È successo. L’ultimo giorno al nido. L’altro giorno Pit è entrato nella sua scuola tutto baldanzoso e ne è uscito tenendo stretto il suo diario di bordo, una raccolta di foto e disegni che le maestre hanno abilmente confezionato per crearti quel sentimento di commozione misto a: “Mmmmioddddio che figlio in gamba che ho“, simile in ogni singola madre. È successo che guardandolo ballare, mentre muoveva le piume a ritmo di musica, l’ho visto divertirsi, l’ho visto riempirsi gli occhi di voglia di stare (e emulare) con gli altri bambini, di confondersi in mezzo a loro e di confrontarsi con i suoi pari in altezza. È successo che poi, a casa, sfogliando il suddetto diario ho riflettuto su quante cose mio figlio avesse fatto senza che io lo vedessi, quante ne avesse apprese. Quanto questo avesse influito sulla sua crescita e sulla velocità con il quale è cresciuto proprio mentre io ero impegnata a fare altro.

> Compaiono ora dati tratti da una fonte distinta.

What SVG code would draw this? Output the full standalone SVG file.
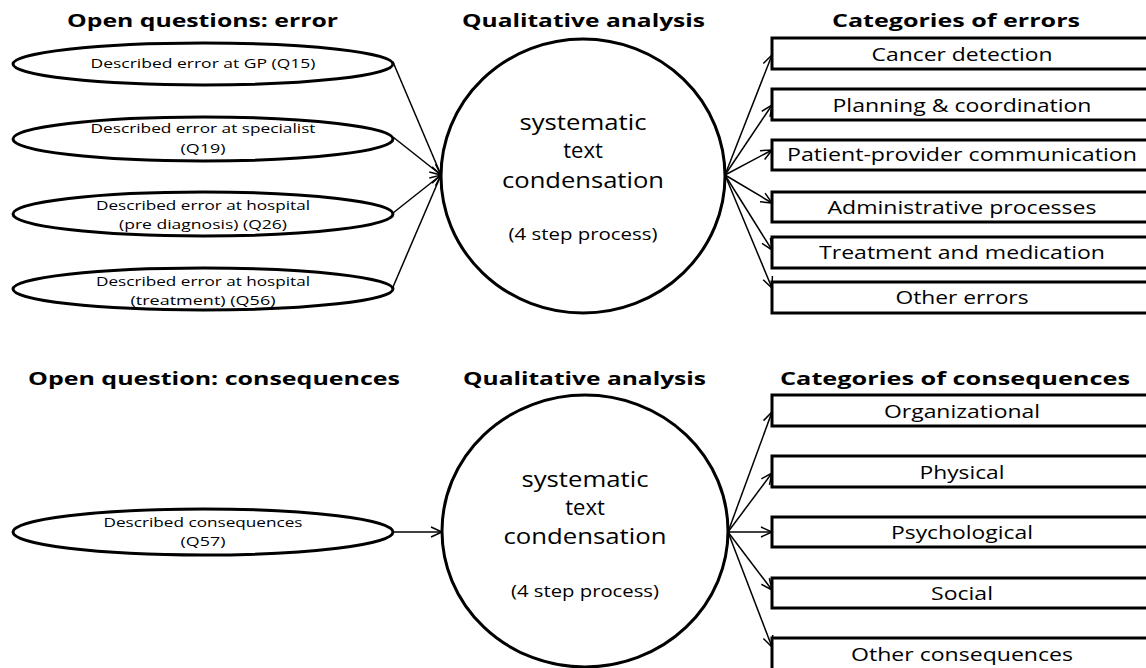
<svg xmlns="http://www.w3.org/2000/svg" width="1146" height="668" viewBox="0 0 1146 668">
<style>
  .bg{fill:#fff}
  .shape{fill:#fff;stroke:#000;stroke-width:3}
  .conn{stroke:#000;stroke-width:1.5;fill:none;marker-end:url(#arr)}
  text{font-family:"Open Sans","Liberation Sans",sans-serif;fill:#000}
  .h{font-weight:bold;font-size:18px}
  .et{font-size:13px;text-anchor:middle}
  .bt{font-size:19px;text-anchor:middle}
  .ct{font-size:22px;text-anchor:middle}
  .cs{font-size:16px;text-anchor:middle}
</style>
<defs>
  <marker id="arr" markerUnits="userSpaceOnUse" markerWidth="14" markerHeight="12" refX="12" refY="5" orient="auto" overflow="visible">
    <path d="M1,0 L12,5 L1,10" fill="none" stroke="#000" stroke-width="1.5"/>
  </marker>
</defs>
<rect class="bg" x="0" y="0" width="1146" height="668"/>

<g id="headings">
  <text class="h" x="67" y="27" textLength="271" lengthAdjust="spacingAndGlyphs">Open questions: error</text>
  <text class="h" x="462" y="27" textLength="243" lengthAdjust="spacingAndGlyphs">Qualitative analysis</text>
  <text class="h" x="832" y="27" textLength="248" lengthAdjust="spacingAndGlyphs">Categories of errors</text>
  <text class="h" x="28" y="385" textLength="372" lengthAdjust="spacingAndGlyphs">Open question: consequences</text>
  <text class="h" x="463" y="385" textLength="243" lengthAdjust="spacingAndGlyphs">Qualitative analysis</text>
  <text class="h" x="780" y="385" textLength="350" lengthAdjust="spacingAndGlyphs">Categories of consequences</text>
</g>

<g id="connectors">
  <line class="conn" x1="393" y1="62" x2="441" y2="175"/>
  <line class="conn" x1="393" y1="137" x2="441" y2="175"/>
  <line class="conn" x1="393" y1="213" x2="441" y2="175"/>
  <line class="conn" x1="393" y1="287" x2="441" y2="175"/>
  <line class="conn" x1="725" y1="175" x2="772" y2="55"/>
  <line class="conn" x1="725" y1="175" x2="772" y2="105"/>
  <line class="conn" x1="725" y1="175" x2="772" y2="150"/>
  <line class="conn" x1="725" y1="175" x2="772" y2="203"/>
  <line class="conn" x1="725" y1="175" x2="772" y2="250"/>
  <line class="conn" x1="725" y1="175" x2="772" y2="288"/>
  <line class="conn" x1="393" y1="532" x2="442" y2="532"/>
  <line class="conn" x1="728" y1="532" x2="772" y2="412"/>
  <line class="conn" x1="728" y1="532" x2="772" y2="473"/>
  <line class="conn" x1="728" y1="532" x2="772" y2="532"/>
  <line class="conn" x1="728" y1="532" x2="772" y2="590"/>
  <line class="conn" x1="728" y1="532" x2="772" y2="647"/>
</g>

<g id="q15">
  <ellipse class="shape" cx="203" cy="64" rx="190" ry="21"/>
  <text class="et" x="203" y="68" textLength="225" lengthAdjust="spacingAndGlyphs">Described error at GP (Q15)</text>
</g>
<g id="q19">
  <ellipse class="shape" cx="203" cy="139" rx="190" ry="22"/>
  <text class="et" x="203" y="133" textLength="225" lengthAdjust="spacingAndGlyphs">Described error at specialist</text>
  <text class="et" x="203" y="153" textLength="45" lengthAdjust="spacingAndGlyphs">(Q19)</text>
</g>
<g id="q26">
  <ellipse class="shape" cx="203" cy="214" rx="190" ry="22"/>
  <text class="et" x="203" y="210" textLength="214" lengthAdjust="spacingAndGlyphs">Described error at hospital</text>
  <text class="et" x="203" y="229" textLength="168" lengthAdjust="spacingAndGlyphs">(pre diagnosis) (Q26)</text>
</g>
<g id="q56">
  <ellipse class="shape" cx="203" cy="289" rx="190" ry="21"/>
  <text class="et" x="203" y="286" textLength="214" lengthAdjust="spacingAndGlyphs">Described error at hospital</text>
  <text class="et" x="203" y="305" textLength="145" lengthAdjust="spacingAndGlyphs">(treatment) (Q56)</text>
</g>

<g id="analysis-errors">
  <ellipse class="shape" cx="583" cy="176" rx="142" ry="137"/>
  <text class="ct" x="583" y="130" textLength="127" lengthAdjust="spacingAndGlyphs">systematic</text>
  <text class="ct" x="583" y="158">text</text>
  <text class="ct" x="583" y="188" textLength="162" lengthAdjust="spacingAndGlyphs">condensation</text>
  <text class="cs" x="583" y="240" textLength="149" lengthAdjust="spacingAndGlyphs">(4 step process)</text>
</g>

<g id="cat-cancer"><rect class="shape" x="772" y="38" width="390" height="31"/><text class="bt" x="962" y="61" textLength="181" lengthAdjust="spacingAndGlyphs">Cancer detection</text></g>
<g id="cat-planning"><rect class="shape" x="772" y="89" width="390" height="31"/><text class="bt" x="962" y="112" textLength="259" lengthAdjust="spacingAndGlyphs">Planning &amp; coordination</text></g>
<g id="cat-communication"><rect class="shape" x="772" y="140" width="390" height="30"/><text class="bt" x="962" y="161" textLength="350" lengthAdjust="spacingAndGlyphs">Patient-provider communication</text></g>
<g id="cat-admin"><rect class="shape" x="772" y="192" width="390" height="30"/><text class="bt" x="962" y="214" textLength="269" lengthAdjust="spacingAndGlyphs">Administrative processes</text></g>
<g id="cat-treatment"><rect class="shape" x="772" y="237" width="390" height="31"/><text class="bt" x="962" y="259" textLength="286" lengthAdjust="spacingAndGlyphs">Treatment and medication</text></g>
<g id="cat-other-errors"><rect class="shape" x="772" y="282" width="390" height="31"/><text class="bt" x="962" y="304" textLength="133" lengthAdjust="spacingAndGlyphs">Other errors</text></g>

<g id="q57">
  <ellipse class="shape" cx="203" cy="532" rx="190" ry="23"/>
  <text class="et" x="203" y="527" textLength="199" lengthAdjust="spacingAndGlyphs">Described consequences</text>
  <text class="et" x="203" y="546" textLength="45" lengthAdjust="spacingAndGlyphs">(Q57)</text>
</g>

<g id="analysis-consequences">
  <ellipse class="shape" cx="585" cy="531" rx="143" ry="136"/>
  <text class="ct" x="585" y="487" textLength="127" lengthAdjust="spacingAndGlyphs">systematic</text>
  <text class="ct" x="585" y="515">text</text>
  <text class="ct" x="585" y="544" textLength="163" lengthAdjust="spacingAndGlyphs">condensation</text>
  <text class="cs" x="585" y="597" textLength="148" lengthAdjust="spacingAndGlyphs">(4 step process)</text>
</g>

<g id="con-organizational"><rect class="shape" x="772" y="395" width="390" height="31"/><text class="bt" x="962" y="418" textLength="156" lengthAdjust="spacingAndGlyphs">Organizational</text></g>
<g id="con-physical"><rect class="shape" x="772" y="456" width="390" height="31"/><text class="bt" x="962" y="479" textLength="85" lengthAdjust="spacingAndGlyphs">Physical</text></g>
<g id="con-psychological"><rect class="shape" x="772" y="517" width="390" height="30"/><text class="bt" x="962" y="539" textLength="142" lengthAdjust="spacingAndGlyphs">Psychological</text></g>
<g id="con-social"><rect class="shape" x="772" y="578" width="390" height="30"/><text class="bt" x="962" y="600" textLength="62" lengthAdjust="spacingAndGlyphs">Social</text></g>
<g id="con-other"><rect class="shape" x="772" y="638" width="390" height="32"/><text class="bt" x="962" y="661" textLength="222" lengthAdjust="spacingAndGlyphs">Other consequences</text></g>
</svg>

Ho pensato alle sue capacità di stare con gli altri, affinate, educate. Alla sua capacità di ascoltare con pazienza, capacità che a me era sempre stata nascosta. A quella di aspettare il suo turno che, a casa, da buon figlio unico, non ha mai avuto modo di sperimentare.
Ho pensato che quel tempo fosse, per lui, più salubre di quanto finora mi ero resa conto. Ho pensato al suo più che giusto bisogno di passare del tempo con altri bambini nonostante per me significhi investire il triplo delle energie in quella singola ora (al parco).
Ho pensato che ho sbagliato. Che l’asilo sarebbe potuto essere un valore aggiunto a questo anno e non una condanna che ci era stata imposta dai miei ritmi e i miei orari. Ho pensato che proverò a approcciarmi in maniera meno, diciamo prevenuta, e che proverò a farmi coinvolgere un po’ di più nelle attività scolastiche.
Se non altro per conoscere questa famosa Anna che l’altro giorno, all’uscita da scuola Pit chiamava tra le lacrime.